The root problem is that this scheme makes the server hierarchy
part of a resource name. This is semantically confusing; it also
makes names unstable, as server hierarchies tend to change.


What we are doing as part of an on-going project here at the Bell Labs
is use a URL syntax as a URN, and http as the protocol for talking
with URN/URL resolution server. For instance, URN from the 
original draft: <URN:dns:path.net:mitra1234> looks as

http://path.net/resolver/mitra1234.

Resolver is a CGI script that actually does the resolution. (It is 
just a technicality to remove it from the name).

Then, just as LaLibrter&Shapiro's proposal, the resolver can either
return a redirect with the actual URL of the document (in fact,
we use dynamic replication to deal with information server overloading,
so there are several URLs to choose from).

This scheme also makes it simple to register new names, change
URN->URL mappings when a document moves, etc. Our prototype server
has scripts that do that. Moreover, when registering a new document,
the user can ask for a specific URN, which will be assigned if it
does not exist already. 

Also, no change to current Mosaic browsers is required.

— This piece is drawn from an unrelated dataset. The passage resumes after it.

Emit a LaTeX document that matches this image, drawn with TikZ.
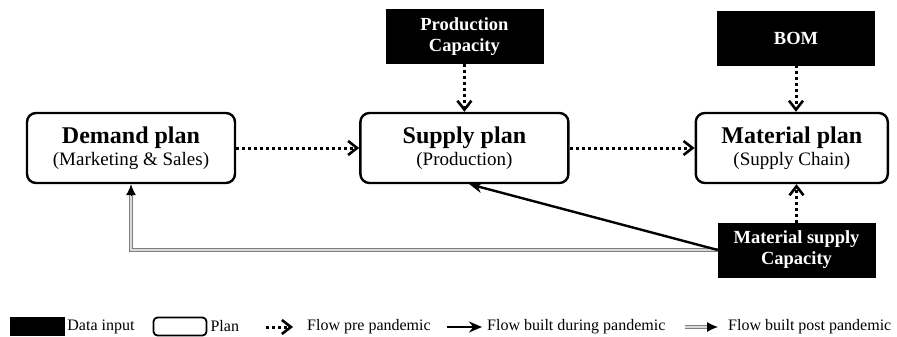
\documentclass[tikz,border=0pt]{standalone}
\usepackage{fontspec}
\setmainfont{Liberation Serif}
\usepackage{tikz}
\usetikzlibrary{positioning, arrows.meta}

\newcommand{\titlefont}{\fontsize{24}{26}\selectfont\bfseries}
\newcommand{\subfont}{\fontsize{19}{21}\selectfont}

\begin{document}
\begin{tikzpicture}[
    x=1pt, y=-1pt,
    plan/.style={rectangle, draw, rounded corners=9pt, line width=2.4pt, minimum width=208pt, minimum height=70pt, inner sep=0pt, align=center},
    datainput/.style={rectangle, draw=black, fill=black, text=white, minimum width=157pt, minimum height=54pt, inner sep=0pt, align=center, font=\fontsize{18.5}{21}\selectfont\bfseries},
    prepan/.style={line width=3pt, dash pattern=on 3pt off 3pt, -{Straight Barb[length=9pt, width=14pt, line width=2.6pt]}},
    during/.style={line width=2.4pt, -{Stealth[length=13pt, width=11pt]}},
    postpan/.style={draw=gray, double=gray!30, double distance=1.4pt, line width=1.3pt},
    posttip/.style={line width=1pt, -{Latex[length=11pt, width=10pt]}},
    legtext/.style={anchor=west, inner sep=0pt, font=\fontsize{16}{18}\selectfont}
]

\useasboundingbox (0,0) rectangle (897,337);

% Plans
\node[plan] (demand) at (131,148) {{\titlefont Demand plan}\\[3pt]{\subfont (Marketing \& Sales)}};
\node[plan, right=123pt of demand] (supply) {{\titlefont Supply plan}\\[3pt]{\subfont (Production)}};
\node[plan, minimum width=192pt, right=125pt of supply] (material) {{\titlefont Material plan}\\[3pt]{\subfont (Supply Chain)}};

% Data inputs
\node[datainput, above=48pt of supply] (prodcap) {Production\\Capacity};
\node[datainput] (bom) at (796,38) {BOM};
\node[datainput] (matcap) at (796.5,250) {Material supply\\Capacity};

% Flows
\draw[prepan] (demand) -- (supply);
\draw[prepan] (supply) -- (material);
\draw[prepan] (prodcap) -- (supply);
\draw[prepan] (bom.south) -- (bom.south |- material.north);
\draw[prepan] (matcap.north) -- (matcap.north |- material.south);
\coordinate (demandin) at ([yshift=-11pt]demand.south);
\draw[postpan] (matcap.west) -| (demandin);
\draw[posttip] (demandin) -- (demand.south);
\draw[during] (matcap.west) -- ([xshift=5pt]supply.south);

% Legend
\node[rectangle, fill=black, minimum width=55pt, minimum height=19pt, inner sep=0pt] (leginput) at (37.5,326.5) {};
\node[legtext, right=2pt of leginput] (leginputtxt) {Data input};
\node[rectangle, draw, rounded corners=4pt, line width=1.8pt, minimum width=53pt, minimum height=18pt, inner sep=0pt] (legplan) at (180,326.5) {};
\node[legtext, right=3pt of legplan] (legplantxt) {Plan};
\coordinate (legpre1) at (266,327);
\coordinate (legpre2) at (293,327);
\draw[prepan] (legpre1) -- (legpre2);
\node[legtext] (legpretxt) at (307,327) {Flow pre pandemic};
\coordinate (legdur1) at (447,327);
\coordinate (legdur2) at (482,327);
\draw[during] (legdur1) -- (legdur2);
\node[legtext] (legdurtxt) at (487,327) {Flow built during pandemic};
\coordinate (legpost1) at (685,327);
\coordinate (legpost2) at (707,327);
\coordinate (legpost3) at (718,327);
\draw[postpan] (legpost1) -- (legpost2);
\draw[posttip] (legpost2) -- (legpost3);
\node[legtext] (legposttxt) at (728,327) {Flow built post pandemic};

\end{tikzpicture}
\end{document}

We deal with scalability issues internally, so that the user is not
affected. We do allow hierarchical namespace, but the hierarchy
is determined entirely by the semantics, not the server hierarchy.
In fact, I anticipate that the flat namespace will be used most often
(just like we use flat namespace for telephone numbers).

We should have a server  outside the firewall pretty soon, and I will then
ask people to try it out. In the meantime, does anyone see anything
immediately wrong with our approach?

Michael Rabinovich.